I'm with you though, there should be a standardization of the ball colors. And given 1/20 males are color blind, this would be very helpful.
Now, the problem is this - some people are red/green, others are green/red colorblind. So there's no way to make it ideal for everyone. There's also different severity levels. People with moderate to severe color blindness are going to struggle no matter what you do.
However, I think it's logical to start with the traditional colors and work from there. Whomever came up the pool ball colors that became most common used a certain logic... primary colors, then secondary colors. See below
1,2,3 should have no change. These are primary colors. They are not composites of other colors.
The 4,5,6 are secondary colors, that is, each one is a mix of 2 primary colors. Purple is from blue/red. Orange is from yellow/red. Green from blue/yellow.
Then you get to the 7... It's maroon. That's just a deep red. So in the traditional set, 1 color gets "reused" just darkened. This to me has always been the odd ball. There's no other ball that's the same color just a deeper version, except for the 7.
8 ball don't count, because black is not a color, neither is white, nor is gray.
All that said ... for color blind people, the 2 and the 4 has always been the key problem. Whenever I have seen men confuse balls, it's always always the 2 and 4.
There's 2 strategies for making this better...
1. Use different colors that are distinguishable even for color blind people. (the con of this is changing the familiarity of the set for everyone, including for color blind people and that's annoying for us and them, Example, the abomination of the purple 5!!!)
2. Use darker/lighter hues of colors to create more separation between the balls.

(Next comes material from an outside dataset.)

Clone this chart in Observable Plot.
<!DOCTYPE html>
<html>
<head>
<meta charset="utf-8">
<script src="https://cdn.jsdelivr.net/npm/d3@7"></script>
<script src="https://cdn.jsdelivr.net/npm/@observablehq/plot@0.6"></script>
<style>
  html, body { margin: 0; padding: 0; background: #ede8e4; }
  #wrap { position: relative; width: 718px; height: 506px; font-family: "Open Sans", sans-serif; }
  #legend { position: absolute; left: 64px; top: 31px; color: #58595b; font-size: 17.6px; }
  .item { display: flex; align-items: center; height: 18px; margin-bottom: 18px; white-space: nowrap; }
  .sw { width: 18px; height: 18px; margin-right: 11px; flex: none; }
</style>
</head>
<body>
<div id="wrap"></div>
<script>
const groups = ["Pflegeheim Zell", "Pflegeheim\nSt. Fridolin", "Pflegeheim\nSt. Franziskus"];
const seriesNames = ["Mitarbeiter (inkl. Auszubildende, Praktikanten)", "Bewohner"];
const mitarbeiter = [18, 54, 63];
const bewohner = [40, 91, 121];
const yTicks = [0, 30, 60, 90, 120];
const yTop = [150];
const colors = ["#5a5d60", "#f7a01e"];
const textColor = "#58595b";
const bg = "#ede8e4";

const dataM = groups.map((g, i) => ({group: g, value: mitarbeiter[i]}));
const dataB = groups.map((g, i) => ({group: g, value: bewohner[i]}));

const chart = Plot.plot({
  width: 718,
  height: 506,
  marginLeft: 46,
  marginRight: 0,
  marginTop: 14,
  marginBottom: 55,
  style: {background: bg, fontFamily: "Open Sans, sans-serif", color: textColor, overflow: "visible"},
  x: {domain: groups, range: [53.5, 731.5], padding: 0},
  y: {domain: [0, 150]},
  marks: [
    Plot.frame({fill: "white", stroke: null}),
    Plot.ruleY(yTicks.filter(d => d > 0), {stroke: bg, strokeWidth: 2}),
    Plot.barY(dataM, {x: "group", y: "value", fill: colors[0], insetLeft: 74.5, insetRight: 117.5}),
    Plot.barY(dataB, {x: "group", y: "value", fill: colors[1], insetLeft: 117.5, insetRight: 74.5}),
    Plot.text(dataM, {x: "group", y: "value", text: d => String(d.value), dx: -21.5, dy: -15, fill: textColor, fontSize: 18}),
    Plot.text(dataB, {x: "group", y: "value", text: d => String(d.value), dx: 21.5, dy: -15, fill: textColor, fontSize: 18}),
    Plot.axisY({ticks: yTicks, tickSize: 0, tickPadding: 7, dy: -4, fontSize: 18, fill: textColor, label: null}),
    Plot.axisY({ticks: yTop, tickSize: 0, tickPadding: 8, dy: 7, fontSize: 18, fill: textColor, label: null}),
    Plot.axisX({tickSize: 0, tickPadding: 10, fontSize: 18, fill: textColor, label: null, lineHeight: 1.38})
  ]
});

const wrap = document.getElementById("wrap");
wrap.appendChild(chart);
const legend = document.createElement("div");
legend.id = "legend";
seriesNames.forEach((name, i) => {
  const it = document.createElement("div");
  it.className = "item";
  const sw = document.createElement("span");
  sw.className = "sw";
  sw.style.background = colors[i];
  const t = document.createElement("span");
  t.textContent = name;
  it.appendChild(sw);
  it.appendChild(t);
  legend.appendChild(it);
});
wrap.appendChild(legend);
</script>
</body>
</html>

Think of this like "contrast"
When it comes to the 4 ball, making it pink solved that issue in the TV set but not in the best way. It's a big change since purple is one of the three main secondary colors derived from the 3 primary colors, and the 7 is still an issue - and pink a good available alternative got used on the 4. Purple should stay!!! Rather, it's better to just put more separation between the 2 and 4, by lightening the purple of the 4 or shifting the shade just a hair more violet.
This would save pink to be used for the 7 ball. Now you have
full color uniqueness across the set without losing purple and keeping the order the same instead of moving traditional colors to new numbers. (again, the abomination of the purple 5, dumbest thing ever)
More benefits are the green doesn't need to be lightened much because it's no longer being confused with the 7. Brown for the 7 is awful. It's more confusion for color blind people between it an the 6 and sometimes even the 5 or 3. What a mess!!! Brown is a mix of red, blue and yellow which is the most problematic.
The ideal set would be: just fix the 2/4 confusion for the colorblind by adjusting the brightness/darkness of the 4, and get rid of the color duplication and confusion on the 7 by making it pink ball. This preserves the nice primary/secondary order of the colors, it's familiar to everyone, it's classic and the only thing that had to change was the 7, which was the odd ball color anyway in the logic scheme.
It almost reminds me of snooker a bit, as the pink is before the black. Works well!
That will probably never happen, because the reasons why these companies do things are probably quite different.